[Figure scripts]
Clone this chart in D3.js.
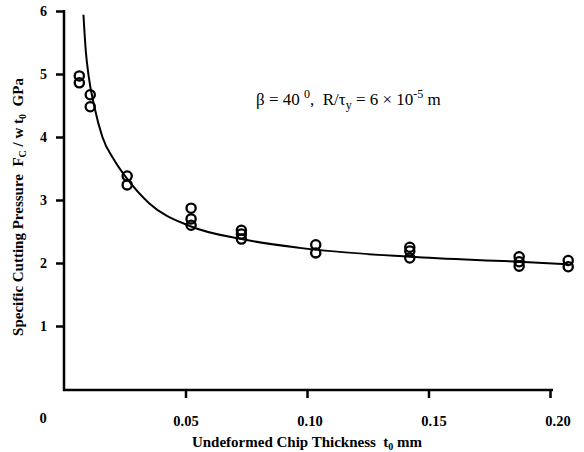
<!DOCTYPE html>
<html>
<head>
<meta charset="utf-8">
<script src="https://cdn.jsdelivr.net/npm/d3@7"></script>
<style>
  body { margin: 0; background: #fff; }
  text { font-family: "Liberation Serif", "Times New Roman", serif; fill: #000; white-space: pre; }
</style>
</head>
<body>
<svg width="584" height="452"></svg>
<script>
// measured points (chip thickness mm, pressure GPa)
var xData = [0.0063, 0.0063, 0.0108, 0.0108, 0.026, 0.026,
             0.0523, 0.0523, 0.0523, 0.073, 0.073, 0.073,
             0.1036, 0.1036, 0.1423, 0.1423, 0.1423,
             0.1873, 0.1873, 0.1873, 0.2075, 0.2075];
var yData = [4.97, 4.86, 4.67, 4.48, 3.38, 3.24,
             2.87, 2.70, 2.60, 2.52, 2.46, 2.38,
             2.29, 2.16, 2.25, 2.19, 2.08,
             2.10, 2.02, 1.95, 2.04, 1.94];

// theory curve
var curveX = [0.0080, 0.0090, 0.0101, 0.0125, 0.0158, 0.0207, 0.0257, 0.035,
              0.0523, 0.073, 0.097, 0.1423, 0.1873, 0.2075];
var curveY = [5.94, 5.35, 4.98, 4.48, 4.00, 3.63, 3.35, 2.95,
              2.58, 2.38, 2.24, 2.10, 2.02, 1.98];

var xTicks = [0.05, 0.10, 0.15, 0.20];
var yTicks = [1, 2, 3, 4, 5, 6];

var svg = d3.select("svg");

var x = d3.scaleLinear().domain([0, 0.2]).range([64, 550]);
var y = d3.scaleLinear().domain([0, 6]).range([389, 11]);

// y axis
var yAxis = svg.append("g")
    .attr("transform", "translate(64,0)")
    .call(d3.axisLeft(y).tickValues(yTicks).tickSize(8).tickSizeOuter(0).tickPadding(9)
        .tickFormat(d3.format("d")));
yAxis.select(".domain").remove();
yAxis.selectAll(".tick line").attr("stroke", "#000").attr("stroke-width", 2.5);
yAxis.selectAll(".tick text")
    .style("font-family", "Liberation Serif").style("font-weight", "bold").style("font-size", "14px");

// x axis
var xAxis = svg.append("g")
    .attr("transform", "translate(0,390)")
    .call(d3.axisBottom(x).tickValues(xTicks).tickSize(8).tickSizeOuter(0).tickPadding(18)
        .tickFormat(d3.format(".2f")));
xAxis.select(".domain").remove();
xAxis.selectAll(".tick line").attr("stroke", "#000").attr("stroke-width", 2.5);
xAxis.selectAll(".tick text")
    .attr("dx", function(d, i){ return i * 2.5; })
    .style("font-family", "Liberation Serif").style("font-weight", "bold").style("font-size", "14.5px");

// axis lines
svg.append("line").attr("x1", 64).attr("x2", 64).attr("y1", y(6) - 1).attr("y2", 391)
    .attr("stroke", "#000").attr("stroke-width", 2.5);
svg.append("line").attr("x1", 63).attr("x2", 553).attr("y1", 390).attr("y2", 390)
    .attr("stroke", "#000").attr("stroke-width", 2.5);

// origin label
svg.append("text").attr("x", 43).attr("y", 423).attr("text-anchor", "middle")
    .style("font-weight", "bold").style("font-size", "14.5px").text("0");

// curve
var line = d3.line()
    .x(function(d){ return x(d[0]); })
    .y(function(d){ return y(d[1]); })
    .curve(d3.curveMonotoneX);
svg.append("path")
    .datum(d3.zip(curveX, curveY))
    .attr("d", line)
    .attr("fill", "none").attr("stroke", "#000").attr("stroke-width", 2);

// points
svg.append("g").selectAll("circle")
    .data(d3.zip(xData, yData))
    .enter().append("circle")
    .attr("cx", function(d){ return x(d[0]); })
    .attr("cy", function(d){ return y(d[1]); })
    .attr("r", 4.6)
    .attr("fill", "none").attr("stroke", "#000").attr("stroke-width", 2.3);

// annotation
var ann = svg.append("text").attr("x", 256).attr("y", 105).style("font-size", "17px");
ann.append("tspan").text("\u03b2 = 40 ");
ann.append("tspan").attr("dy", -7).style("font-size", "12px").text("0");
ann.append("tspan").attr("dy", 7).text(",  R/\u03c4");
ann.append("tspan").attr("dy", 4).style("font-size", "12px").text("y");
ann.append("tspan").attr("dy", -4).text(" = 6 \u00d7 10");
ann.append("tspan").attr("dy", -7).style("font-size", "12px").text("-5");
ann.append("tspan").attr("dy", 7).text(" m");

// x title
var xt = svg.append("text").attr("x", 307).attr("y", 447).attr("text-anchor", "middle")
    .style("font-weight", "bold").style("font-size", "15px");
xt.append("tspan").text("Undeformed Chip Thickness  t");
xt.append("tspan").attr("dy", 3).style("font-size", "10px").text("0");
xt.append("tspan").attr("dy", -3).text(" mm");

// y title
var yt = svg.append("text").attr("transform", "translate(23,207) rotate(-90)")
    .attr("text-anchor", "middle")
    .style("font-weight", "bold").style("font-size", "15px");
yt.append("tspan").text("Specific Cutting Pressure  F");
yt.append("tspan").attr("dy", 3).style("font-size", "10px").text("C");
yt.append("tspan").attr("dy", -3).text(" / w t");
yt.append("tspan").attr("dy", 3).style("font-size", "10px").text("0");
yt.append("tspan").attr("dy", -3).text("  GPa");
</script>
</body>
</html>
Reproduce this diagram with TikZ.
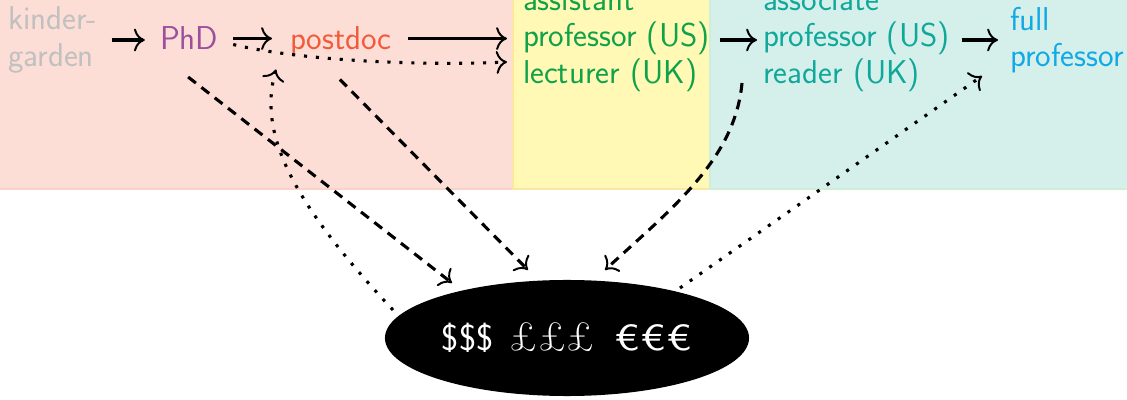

__Directions__.
Identify the lines above with the word "this". Copy them.

__Exercise answer__.
Clone this chart in D3.js.
Reproduce this diagram with TikZ.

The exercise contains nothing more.